Pictures in the entries below are excluded; copy only the lines from the one containing "Convert this chart to Plotly code." to the one containing "import plotly.graph_objects as go", both included.

STORED DATA:
++++++

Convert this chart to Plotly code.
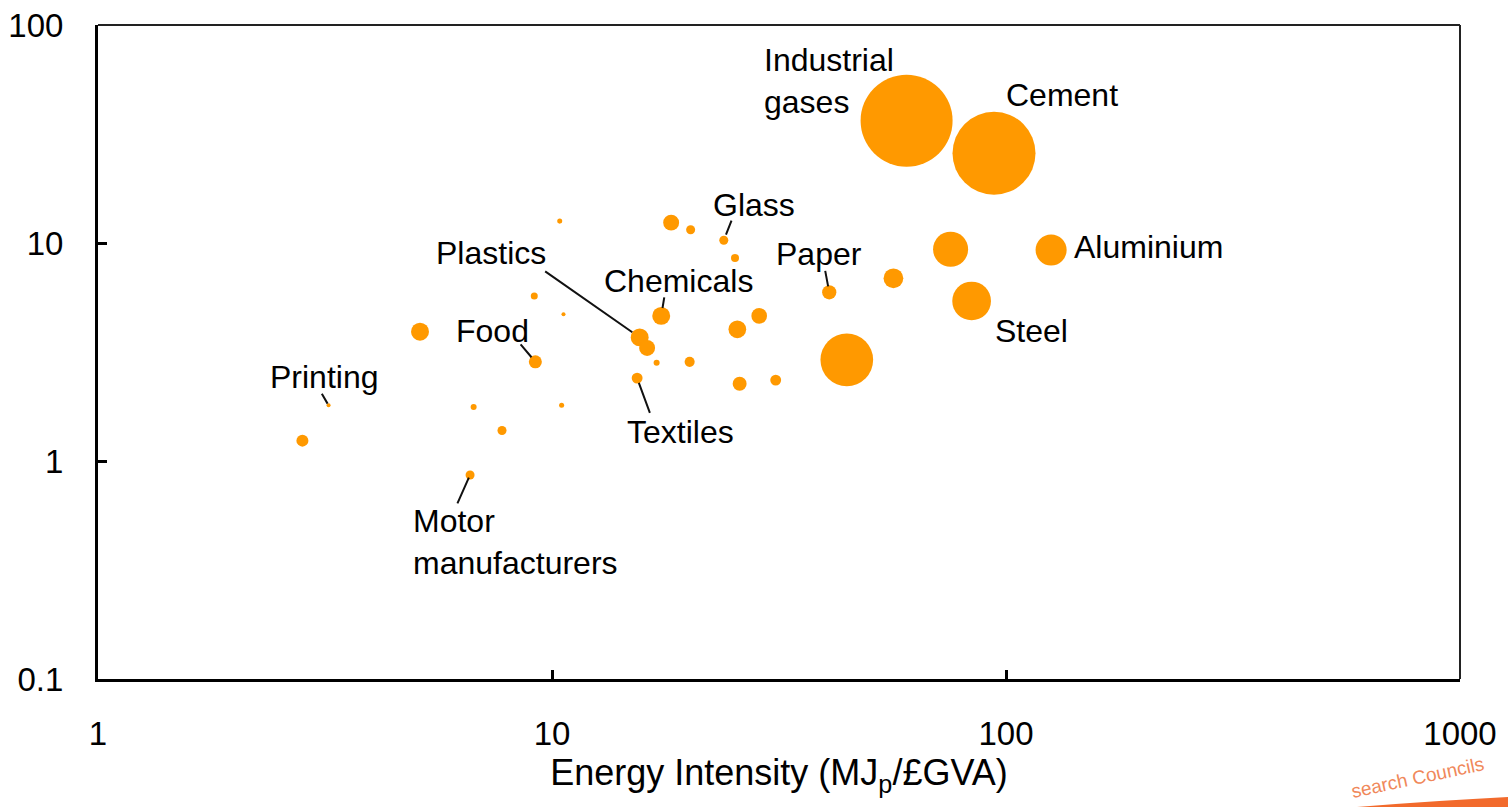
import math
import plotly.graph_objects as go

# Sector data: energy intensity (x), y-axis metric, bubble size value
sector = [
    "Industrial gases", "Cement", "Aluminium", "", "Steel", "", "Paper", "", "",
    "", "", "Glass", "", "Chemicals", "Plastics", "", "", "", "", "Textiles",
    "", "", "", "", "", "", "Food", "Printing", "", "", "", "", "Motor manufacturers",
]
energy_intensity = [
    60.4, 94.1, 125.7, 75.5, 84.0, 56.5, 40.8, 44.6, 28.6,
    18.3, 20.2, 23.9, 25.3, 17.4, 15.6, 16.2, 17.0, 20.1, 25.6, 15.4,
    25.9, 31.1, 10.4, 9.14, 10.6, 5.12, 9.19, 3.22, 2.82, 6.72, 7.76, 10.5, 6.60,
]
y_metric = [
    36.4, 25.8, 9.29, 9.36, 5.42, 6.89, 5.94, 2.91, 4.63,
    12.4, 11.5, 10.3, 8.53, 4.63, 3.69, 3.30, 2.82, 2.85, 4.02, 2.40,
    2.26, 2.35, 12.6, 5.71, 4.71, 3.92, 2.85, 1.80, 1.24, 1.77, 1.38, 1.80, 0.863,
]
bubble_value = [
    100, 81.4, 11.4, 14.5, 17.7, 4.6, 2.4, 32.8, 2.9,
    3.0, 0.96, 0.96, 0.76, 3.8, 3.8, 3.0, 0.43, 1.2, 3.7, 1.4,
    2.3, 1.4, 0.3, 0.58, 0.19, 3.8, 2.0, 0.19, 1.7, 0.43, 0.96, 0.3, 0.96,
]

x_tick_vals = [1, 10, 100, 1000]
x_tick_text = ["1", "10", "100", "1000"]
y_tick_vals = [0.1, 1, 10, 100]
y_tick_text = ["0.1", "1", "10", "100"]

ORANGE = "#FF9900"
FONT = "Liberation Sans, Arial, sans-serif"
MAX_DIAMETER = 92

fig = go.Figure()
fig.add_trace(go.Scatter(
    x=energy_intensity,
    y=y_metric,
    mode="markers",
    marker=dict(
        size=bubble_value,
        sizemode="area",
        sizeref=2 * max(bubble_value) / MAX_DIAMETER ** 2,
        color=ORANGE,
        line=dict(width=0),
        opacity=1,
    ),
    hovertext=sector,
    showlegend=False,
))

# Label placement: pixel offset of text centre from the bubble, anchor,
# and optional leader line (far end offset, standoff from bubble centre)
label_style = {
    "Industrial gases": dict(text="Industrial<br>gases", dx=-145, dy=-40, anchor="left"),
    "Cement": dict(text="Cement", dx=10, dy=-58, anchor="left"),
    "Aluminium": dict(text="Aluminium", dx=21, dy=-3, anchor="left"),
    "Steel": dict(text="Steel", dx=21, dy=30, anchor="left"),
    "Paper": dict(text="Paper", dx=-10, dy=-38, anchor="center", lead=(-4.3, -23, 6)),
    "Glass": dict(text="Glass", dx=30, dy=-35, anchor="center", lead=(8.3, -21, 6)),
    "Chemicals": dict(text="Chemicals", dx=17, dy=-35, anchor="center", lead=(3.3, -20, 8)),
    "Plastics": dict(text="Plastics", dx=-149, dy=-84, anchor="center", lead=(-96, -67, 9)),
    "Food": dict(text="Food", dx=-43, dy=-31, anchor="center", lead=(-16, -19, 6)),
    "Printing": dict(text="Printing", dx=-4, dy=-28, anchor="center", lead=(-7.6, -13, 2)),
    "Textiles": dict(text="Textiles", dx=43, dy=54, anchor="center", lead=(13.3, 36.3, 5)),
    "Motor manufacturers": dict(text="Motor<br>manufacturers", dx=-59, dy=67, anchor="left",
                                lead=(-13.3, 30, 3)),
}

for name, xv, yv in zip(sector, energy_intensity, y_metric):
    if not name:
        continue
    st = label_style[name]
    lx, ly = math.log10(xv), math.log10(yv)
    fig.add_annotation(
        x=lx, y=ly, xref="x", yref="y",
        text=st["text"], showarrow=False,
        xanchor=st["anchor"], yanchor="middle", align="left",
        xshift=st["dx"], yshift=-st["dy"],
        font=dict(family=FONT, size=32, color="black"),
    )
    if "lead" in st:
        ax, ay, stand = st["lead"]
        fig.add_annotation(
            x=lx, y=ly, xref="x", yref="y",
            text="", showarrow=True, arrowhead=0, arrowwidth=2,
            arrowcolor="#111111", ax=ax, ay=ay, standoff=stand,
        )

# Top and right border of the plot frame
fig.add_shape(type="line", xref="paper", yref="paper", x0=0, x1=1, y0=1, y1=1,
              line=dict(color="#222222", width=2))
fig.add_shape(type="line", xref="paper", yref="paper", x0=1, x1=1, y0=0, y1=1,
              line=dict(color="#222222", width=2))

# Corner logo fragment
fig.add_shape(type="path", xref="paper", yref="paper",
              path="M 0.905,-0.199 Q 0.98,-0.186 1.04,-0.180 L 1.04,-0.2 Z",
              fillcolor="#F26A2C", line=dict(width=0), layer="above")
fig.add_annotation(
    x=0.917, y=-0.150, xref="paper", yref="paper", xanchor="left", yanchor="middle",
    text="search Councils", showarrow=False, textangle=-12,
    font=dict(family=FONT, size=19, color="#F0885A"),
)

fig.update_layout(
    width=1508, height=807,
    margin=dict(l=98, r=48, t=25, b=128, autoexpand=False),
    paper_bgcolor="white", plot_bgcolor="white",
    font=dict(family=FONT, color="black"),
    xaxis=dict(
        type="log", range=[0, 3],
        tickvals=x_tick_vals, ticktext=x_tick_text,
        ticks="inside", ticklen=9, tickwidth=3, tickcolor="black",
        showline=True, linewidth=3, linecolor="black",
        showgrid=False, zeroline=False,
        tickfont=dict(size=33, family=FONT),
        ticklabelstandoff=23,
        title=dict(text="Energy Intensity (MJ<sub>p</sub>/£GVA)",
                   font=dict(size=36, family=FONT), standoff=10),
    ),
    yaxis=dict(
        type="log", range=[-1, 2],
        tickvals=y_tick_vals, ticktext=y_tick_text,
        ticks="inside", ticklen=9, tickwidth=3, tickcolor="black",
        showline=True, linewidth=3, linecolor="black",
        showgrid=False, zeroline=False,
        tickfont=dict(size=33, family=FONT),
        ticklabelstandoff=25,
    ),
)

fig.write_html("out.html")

++++++

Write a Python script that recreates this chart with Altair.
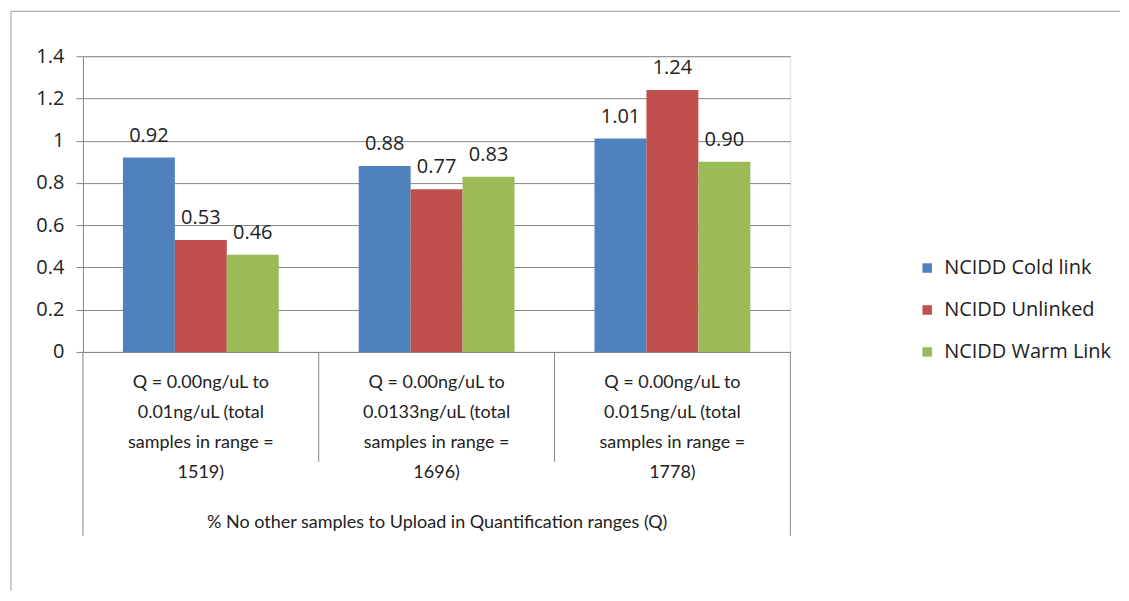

++++++

EXERCISE ANSWER:
Convert this chart to Plotly code.
import math
import plotly.graph_objects as go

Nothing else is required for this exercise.